Assuming this was the case, note that triggering depends on the time elements were received by the system as well as the time the first element is received for each window. Probably this is why you are seeing some variation in your results.

I think if you need more consistent grouping for your elements you should use event time triggers instead of processing time triggers.

0
votes

All the triggers are based on best effort means they will be fired sometime after the specified duration, 10 sec in this case. Generally it happen close to the time specified but a few seconds delay is possible.
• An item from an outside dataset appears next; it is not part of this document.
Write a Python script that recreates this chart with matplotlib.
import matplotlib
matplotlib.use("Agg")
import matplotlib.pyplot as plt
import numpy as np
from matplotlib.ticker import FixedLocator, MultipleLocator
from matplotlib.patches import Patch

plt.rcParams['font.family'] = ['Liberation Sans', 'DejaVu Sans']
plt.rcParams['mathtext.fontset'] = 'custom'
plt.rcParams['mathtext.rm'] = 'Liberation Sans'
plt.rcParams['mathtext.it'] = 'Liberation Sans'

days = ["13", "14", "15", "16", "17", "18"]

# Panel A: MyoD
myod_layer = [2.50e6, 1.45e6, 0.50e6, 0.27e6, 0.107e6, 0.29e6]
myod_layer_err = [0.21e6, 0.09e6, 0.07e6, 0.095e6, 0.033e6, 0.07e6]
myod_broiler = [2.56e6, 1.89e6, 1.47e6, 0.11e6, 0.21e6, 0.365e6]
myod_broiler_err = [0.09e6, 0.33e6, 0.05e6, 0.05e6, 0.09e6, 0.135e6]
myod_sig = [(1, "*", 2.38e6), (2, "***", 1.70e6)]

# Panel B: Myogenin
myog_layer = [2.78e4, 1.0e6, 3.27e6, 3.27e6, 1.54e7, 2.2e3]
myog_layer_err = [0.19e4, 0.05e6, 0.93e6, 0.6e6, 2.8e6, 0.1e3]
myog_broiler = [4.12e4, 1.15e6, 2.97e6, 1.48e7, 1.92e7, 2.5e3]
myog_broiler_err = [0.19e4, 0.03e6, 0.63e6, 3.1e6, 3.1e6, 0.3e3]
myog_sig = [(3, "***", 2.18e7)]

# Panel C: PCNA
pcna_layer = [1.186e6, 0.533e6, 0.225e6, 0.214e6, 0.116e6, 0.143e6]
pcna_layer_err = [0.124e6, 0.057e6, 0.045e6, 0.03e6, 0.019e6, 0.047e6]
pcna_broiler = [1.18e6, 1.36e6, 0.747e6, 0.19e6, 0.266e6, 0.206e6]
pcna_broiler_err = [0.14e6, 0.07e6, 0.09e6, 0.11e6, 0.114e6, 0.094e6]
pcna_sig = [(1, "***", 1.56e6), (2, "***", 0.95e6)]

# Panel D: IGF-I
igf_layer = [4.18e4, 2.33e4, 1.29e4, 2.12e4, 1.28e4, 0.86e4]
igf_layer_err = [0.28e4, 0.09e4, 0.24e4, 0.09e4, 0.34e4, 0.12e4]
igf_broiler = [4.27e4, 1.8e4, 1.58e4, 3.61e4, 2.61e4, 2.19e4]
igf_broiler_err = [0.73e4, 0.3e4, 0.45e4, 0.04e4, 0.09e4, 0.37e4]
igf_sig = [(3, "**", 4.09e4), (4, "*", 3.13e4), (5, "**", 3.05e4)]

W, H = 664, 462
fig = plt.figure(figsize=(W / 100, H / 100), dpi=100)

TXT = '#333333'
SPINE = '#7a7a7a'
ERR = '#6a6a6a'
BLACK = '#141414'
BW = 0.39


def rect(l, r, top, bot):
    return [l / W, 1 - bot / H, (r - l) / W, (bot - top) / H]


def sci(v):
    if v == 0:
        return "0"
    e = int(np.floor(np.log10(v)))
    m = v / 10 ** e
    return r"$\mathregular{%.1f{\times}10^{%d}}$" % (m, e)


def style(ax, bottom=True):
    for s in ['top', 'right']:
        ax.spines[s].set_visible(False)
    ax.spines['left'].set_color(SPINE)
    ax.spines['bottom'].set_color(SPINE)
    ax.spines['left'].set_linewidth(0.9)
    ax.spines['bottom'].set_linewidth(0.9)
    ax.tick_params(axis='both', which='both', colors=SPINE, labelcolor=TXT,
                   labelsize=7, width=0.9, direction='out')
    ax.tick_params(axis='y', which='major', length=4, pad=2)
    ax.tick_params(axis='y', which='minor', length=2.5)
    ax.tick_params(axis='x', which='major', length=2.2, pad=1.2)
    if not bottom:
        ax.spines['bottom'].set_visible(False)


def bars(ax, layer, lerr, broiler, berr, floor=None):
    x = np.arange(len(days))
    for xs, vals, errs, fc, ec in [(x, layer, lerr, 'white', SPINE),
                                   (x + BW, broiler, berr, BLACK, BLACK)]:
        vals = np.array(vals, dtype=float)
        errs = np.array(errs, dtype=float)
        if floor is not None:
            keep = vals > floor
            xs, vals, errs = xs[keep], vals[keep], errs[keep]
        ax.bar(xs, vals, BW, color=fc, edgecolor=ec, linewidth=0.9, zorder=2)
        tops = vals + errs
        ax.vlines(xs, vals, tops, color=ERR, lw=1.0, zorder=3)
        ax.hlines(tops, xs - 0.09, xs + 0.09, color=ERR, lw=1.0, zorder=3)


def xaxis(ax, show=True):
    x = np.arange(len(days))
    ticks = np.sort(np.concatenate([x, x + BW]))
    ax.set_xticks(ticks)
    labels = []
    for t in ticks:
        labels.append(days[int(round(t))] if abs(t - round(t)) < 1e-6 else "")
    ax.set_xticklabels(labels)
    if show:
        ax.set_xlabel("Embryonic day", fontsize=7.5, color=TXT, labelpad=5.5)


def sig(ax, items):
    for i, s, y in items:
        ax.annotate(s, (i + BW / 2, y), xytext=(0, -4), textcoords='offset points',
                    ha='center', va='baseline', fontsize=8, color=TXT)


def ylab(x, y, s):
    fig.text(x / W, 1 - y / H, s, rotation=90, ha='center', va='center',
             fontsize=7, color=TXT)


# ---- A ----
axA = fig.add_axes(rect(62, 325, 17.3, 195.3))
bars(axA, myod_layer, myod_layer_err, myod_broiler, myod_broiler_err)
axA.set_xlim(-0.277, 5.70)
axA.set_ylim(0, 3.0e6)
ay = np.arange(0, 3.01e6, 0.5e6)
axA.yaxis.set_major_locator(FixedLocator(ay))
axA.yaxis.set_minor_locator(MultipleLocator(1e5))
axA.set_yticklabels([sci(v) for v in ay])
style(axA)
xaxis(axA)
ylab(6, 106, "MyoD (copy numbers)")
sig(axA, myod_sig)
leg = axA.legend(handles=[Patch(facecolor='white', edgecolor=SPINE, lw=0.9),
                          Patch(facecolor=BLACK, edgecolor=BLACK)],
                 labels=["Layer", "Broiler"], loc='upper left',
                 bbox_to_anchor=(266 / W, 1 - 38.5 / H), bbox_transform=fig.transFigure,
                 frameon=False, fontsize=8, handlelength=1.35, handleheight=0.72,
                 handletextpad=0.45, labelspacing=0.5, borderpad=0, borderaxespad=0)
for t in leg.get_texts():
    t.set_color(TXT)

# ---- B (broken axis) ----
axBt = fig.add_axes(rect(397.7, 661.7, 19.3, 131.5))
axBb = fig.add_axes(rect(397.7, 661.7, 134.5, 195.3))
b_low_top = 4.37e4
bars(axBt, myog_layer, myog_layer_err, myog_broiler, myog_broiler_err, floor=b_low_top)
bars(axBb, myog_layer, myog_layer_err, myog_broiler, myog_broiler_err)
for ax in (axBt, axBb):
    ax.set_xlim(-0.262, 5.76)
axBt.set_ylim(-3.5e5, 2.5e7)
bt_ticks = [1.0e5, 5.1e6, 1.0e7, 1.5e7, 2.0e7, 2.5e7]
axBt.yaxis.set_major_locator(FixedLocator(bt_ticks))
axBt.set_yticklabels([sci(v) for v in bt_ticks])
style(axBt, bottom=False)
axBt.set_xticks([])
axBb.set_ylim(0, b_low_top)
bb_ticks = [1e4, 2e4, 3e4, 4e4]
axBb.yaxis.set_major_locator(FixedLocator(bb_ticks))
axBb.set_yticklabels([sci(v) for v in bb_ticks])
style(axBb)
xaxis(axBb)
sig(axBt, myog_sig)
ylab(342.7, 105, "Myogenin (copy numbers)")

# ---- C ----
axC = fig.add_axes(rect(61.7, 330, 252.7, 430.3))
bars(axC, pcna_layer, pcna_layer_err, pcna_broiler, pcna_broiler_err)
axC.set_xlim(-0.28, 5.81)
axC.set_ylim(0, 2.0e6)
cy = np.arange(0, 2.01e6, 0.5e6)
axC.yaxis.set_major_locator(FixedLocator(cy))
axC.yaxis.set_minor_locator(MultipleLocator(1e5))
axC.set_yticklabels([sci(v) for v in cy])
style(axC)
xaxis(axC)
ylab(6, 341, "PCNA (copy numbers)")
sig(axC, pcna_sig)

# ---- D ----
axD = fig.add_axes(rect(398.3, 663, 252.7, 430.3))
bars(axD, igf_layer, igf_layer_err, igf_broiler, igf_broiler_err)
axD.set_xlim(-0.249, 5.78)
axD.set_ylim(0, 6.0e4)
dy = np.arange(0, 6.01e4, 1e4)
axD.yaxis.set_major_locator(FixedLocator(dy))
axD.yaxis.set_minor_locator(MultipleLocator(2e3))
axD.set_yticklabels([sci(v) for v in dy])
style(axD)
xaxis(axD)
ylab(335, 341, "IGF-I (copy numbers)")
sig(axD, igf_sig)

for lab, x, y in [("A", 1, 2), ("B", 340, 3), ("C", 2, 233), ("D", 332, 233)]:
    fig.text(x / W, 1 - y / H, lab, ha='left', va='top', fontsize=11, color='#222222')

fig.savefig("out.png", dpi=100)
Also, the triggers are set for Key+Window. The window is derived from event time. It is possible that the first GBK pint at 10:30:04 is due to the first element which as at 10:29:52 The 2nd GBK print at 10:30:07 is due to the first element at 10:29:56

So it will be good to print the window and event timestamp for each element and then co-relate the data.